#### GOAL OF THE EXERCISE:
Your task is to retype, word for word, the lines from the start of the data through the line holding "(1, 1)), zorder=1)". Do not include the pictures.

#### DATA:
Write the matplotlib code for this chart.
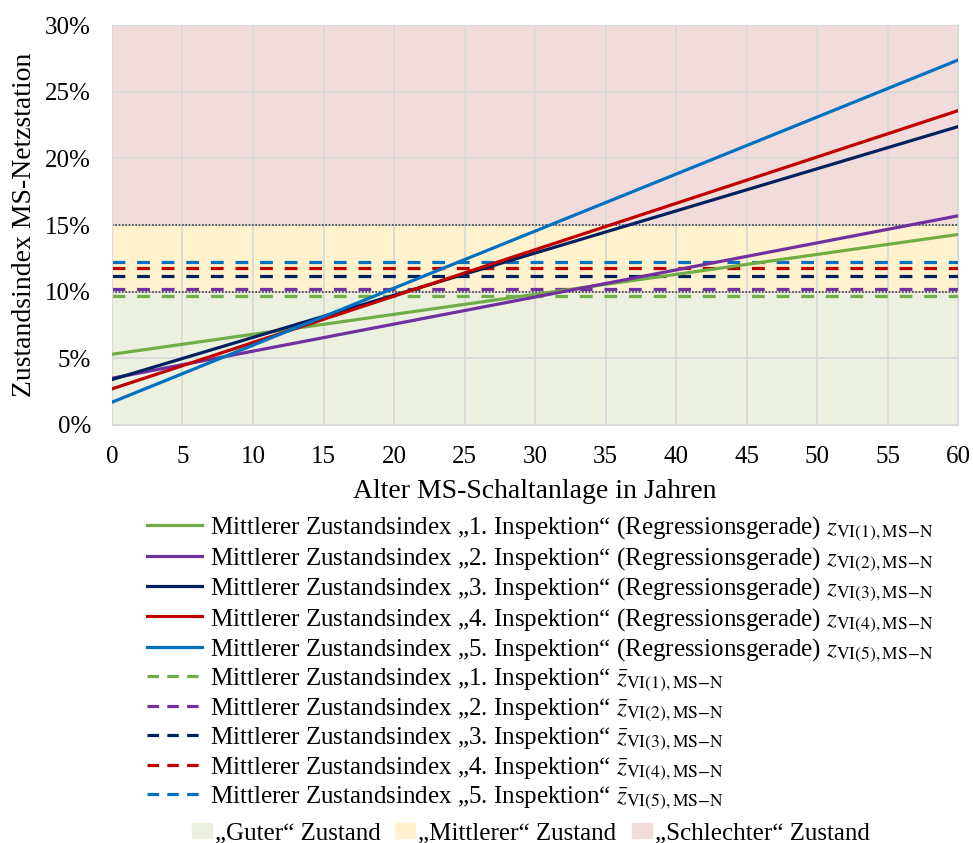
import matplotlib
matplotlib.use("Agg")
import matplotlib.pyplot as plt
from matplotlib.lines import Line2D
from matplotlib.patches import Patch

plt.rcParams["font.family"] = ["Liberation Serif", "DejaVu Serif"]
plt.rcParams["mathtext.fontset"] = "stix"

# Data
years = [0, 60]
inspections = ["1", "2", "3", "4", "5"]
regression_start = [5.3, 3.5, 3.4, 2.7, 1.7]   # % at age 0
regression_end = [14.3, 15.7, 22.4, 23.6, 27.4]  # % at age 60
mean_index = [9.7, 10.2, 11.15, 11.8, 12.25]    # % horizontal means
zone_bounds = [0, 10, 15, 30]
zone_labels = ["„Guter“ Zustand", "„Mittlerer“ Zustand", "„Schlechter“ Zustand"]

colors = ["#70ad47", "#7030a0", "#002060", "#c00000", "#0070c0"]
zone_colors = ["#ebf1de", "#fff2cc", "#f2dcdb"]

fig = plt.figure(figsize=(9.73, 8.43), dpi=100)
ax = fig.add_axes([0.115, 0.496, 0.870, 0.474])

for lo, hi, c in zip(zone_bounds[:-1], zone_bounds[1:], zone_colors):
    ax.axhspan(lo, hi, color=c, zorder=0, lw=0)
for b in [10, 15]:
    ax.axhline(b, color="#404040", lw=1.2, ls=(0, (1, 1)), zorder=1)

ax.set_xticks(range(0, 61, 5))
ax.set_yticks(range(0, 31, 5))
ax.grid(True, color="#d9d9d9", lw=1.3, zorder=0.5)
ax.set_axisbelow(True)

for i, c in enumerate(colors):
    ax.plot(years, [regression_start[i], regression_end[i]], color=c, lw=2.3, zorder=3)
for i, c in enumerate(colors):
    ax.plot(years, [mean_index[i], mean_index[i]], color=c, lw=2.3,
            ls=(0, (4, 3.7)), zorder=2)

ax.set_xlim(0, 60)
ax.set_ylim(0, 30)
ax.set_yticklabels([f"{v}%" for v in range(0, 31, 5)])
ax.tick_params(labelsize=18, length=0, pad=15)
for s in ax.spines.values():
    s.set_color("#d9d9d9")
ax.set_xlabel("Alter MS-Schaltanlage in Jahren", fontsize=20, labelpad=8)
ax.set_ylabel("Zustandsindex MS-Netzstation", fontsize=20, labelpad=6)

handles = []
for c in colors:
    handles.append(Line2D([], [], color=c, lw=2.3))
labels = [f"Mittlerer Zustandsindex „{n}. Inspektion“ (Regressionsgerade) "
          rf"$z_{{\mathrm{{VI({n}),MS{{-}}N}}}}$" for n in inspections]
for c in colors:
    handles.append(Line2D([], [], color=c, lw=2.3, ls=(0, (3.6, 2.6))))
labels += [f"Mittlerer Zustandsindex „{n}. Inspektion“ "
           rf"$\bar{{z}}_{{\mathrm{{VI({n}),MS{{-}}N}}}}$" for n in inspections]

fig.legend(handles, labels, loc="upper left", bbox_to_anchor=(0.151, 0.390),
           frameon=False, fontsize=18, handlelength=2.2, handletextpad=0.32,
           labelspacing=0.1, borderpad=0, borderaxespad=0)

patches = [Patch(color=c) for c in zone_colors]
fig.legend(patches, zone_labels, loc="upper left", bbox_to_anchor=(0.197, 0.024),
           frameon=False, fontsize=18, ncol=3, handlelength=0.8, handleheight=0.55,
           handletextpad=0.12, columnspacing=0.6, borderpad=0, borderaxespad=0)

fig.savefig("out.png", dpi=100)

#### RESULT FOR THIS TASK:
Write the matplotlib code for this chart.
import matplotlib
matplotlib.use("Agg")
import matplotlib.pyplot as plt
from matplotlib.lines import Line2D
from matplotlib.patches import Patch

plt.rcParams["font.family"] = ["Liberation Serif", "DejaVu Serif"]
plt.rcParams["mathtext.fontset"] = "stix"

# Data
years = [0, 60]
inspections = ["1", "2", "3", "4", "5"]
regression_start = [5.3, 3.5, 3.4, 2.7, 1.7]   # % at age 0
regression_end = [14.3, 15.7, 22.4, 23.6, 27.4]  # % at age 60
mean_index = [9.7, 10.2, 11.15, 11.8, 12.25]    # % horizontal means
zone_bounds = [0, 10, 15, 30]
zone_labels = ["„Guter“ Zustand", "„Mittlerer“ Zustand", "„Schlechter“ Zustand"]

colors = ["#70ad47", "#7030a0", "#002060", "#c00000", "#0070c0"]
zone_colors = ["#ebf1de", "#fff2cc", "#f2dcdb"]

fig = plt.figure(figsize=(9.73, 8.43), dpi=100)
ax = fig.add_axes([0.115, 0.496, 0.870, 0.474])

for lo, hi, c in zip(zone_bounds[:-1], zone_bounds[1:], zone_colors):
    ax.axhspan(lo, hi, color=c, zorder=0, lw=0)
for b in [10, 15]:
    ax.axhline(b, color="#404040", lw=1.2, ls=(0, (1, 1)), zorder=1)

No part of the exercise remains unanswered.